Many of my friends and family are talking about not going back to the old normal - because the old normal wasn’t. At all.

It was never normal to be busy every minute of every day. It was never normal to be answering emails on days off just to catch up. It was never normal to be held hostage by your phone. It was never normal to race from playdate to movie theater to restaurant to football game, numbing ourselves with passive entertainment in desperate attempts to never miss out - on anything.  It was never normal to spend hours commuting in our cars, listening to podcasts about climate change as we pumped more CO2 emissions into the air.

Like the frog in the frying pan who heats up so gradually that he doesn’t realize he’s dying, we humans were oblivious to our slow mutual suicide. We were not just killing ourselves - we were annihilating our only home.

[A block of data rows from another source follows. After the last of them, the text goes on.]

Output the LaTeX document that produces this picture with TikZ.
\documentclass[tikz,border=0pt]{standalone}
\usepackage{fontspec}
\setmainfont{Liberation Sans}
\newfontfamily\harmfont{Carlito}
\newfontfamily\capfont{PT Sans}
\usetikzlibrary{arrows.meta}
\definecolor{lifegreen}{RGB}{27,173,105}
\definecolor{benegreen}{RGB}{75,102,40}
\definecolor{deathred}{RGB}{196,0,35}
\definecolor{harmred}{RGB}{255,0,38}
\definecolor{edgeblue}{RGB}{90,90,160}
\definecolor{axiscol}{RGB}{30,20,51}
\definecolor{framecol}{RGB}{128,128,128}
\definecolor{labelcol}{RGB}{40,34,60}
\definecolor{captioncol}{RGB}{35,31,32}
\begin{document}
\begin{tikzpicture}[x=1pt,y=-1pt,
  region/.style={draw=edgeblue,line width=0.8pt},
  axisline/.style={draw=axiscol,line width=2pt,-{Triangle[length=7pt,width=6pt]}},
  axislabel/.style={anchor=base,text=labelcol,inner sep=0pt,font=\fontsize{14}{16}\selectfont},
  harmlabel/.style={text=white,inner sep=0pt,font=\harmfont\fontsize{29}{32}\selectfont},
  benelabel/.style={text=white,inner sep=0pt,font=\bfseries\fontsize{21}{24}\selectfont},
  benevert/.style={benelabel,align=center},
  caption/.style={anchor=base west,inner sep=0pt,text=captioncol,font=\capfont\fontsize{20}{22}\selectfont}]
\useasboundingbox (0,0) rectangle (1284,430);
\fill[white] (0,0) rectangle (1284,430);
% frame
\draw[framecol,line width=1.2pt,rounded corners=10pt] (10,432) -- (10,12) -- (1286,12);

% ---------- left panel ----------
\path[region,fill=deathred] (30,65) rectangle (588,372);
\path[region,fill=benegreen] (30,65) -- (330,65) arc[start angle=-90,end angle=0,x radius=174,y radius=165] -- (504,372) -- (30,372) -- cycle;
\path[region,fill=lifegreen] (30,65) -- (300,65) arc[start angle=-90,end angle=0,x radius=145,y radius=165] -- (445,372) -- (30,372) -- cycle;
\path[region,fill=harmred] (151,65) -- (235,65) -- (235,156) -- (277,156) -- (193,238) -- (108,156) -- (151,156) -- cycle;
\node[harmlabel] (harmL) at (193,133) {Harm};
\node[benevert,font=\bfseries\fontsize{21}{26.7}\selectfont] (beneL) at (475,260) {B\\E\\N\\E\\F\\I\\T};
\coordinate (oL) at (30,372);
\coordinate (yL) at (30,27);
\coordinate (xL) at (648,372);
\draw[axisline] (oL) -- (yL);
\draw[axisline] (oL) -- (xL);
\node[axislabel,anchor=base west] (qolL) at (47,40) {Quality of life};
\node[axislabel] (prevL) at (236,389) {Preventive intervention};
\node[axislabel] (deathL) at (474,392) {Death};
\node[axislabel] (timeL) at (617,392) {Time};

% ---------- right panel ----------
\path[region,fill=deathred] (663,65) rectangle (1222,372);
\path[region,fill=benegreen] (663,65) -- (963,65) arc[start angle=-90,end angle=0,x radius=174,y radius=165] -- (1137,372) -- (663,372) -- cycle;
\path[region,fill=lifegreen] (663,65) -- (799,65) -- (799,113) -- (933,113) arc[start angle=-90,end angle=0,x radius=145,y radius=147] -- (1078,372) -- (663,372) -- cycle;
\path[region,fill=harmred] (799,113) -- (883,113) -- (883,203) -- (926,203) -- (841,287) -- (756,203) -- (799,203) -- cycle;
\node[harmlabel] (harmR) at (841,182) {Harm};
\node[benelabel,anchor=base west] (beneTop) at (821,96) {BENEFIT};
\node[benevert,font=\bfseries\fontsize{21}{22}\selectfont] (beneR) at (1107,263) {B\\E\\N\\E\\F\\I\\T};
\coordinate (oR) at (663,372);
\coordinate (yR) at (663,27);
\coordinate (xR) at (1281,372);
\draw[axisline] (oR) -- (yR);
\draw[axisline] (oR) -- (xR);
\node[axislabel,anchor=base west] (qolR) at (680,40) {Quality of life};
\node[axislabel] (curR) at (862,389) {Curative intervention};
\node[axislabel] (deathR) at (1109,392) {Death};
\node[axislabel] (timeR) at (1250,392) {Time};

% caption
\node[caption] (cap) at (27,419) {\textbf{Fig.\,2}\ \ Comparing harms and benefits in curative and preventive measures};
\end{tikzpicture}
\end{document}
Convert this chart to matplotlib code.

The arrival of Covid -19 dumped us out of our sizzling-hot frying pan into the frigid waters of the unknown. The cold shocked us into startled wakefulness. Sitting at home, shivering in isolation, we have had long hours to contemplate the old “normal”. And I have realized something. I don’t want to return to what was.

They tell us that the present pandemic is caused by a novel coronavirus.
Novel. Unknown, new, unfamiliar, unusual, unprecedented, unique, rare, surprising, strange, singular. Covid-19 has been all of those. More than anything, we have learned that the old ways don’t work.

Novel: fresh, new, imaginative, creative, revolutionary, trailblazing, groundbreaking, pioneering. As we remake our lives, we may have no choice but to become novel. Novel or die.

Let’s not jump back into the frying pan. Let’s envision and create a new future. How might this novel future look? One where everyone has enough to eat, shelter, and basic healthcare. One where our essential workers - nurses, doctors, grocery store clerks and stockers, utility workers, teachers, truckers and stevedores make a living wage. One where we recognize and guarantee that animals, trees, and water sources have inalienable rights. A future in which we slow down enough to bask in gratitude for the chance to draw breath.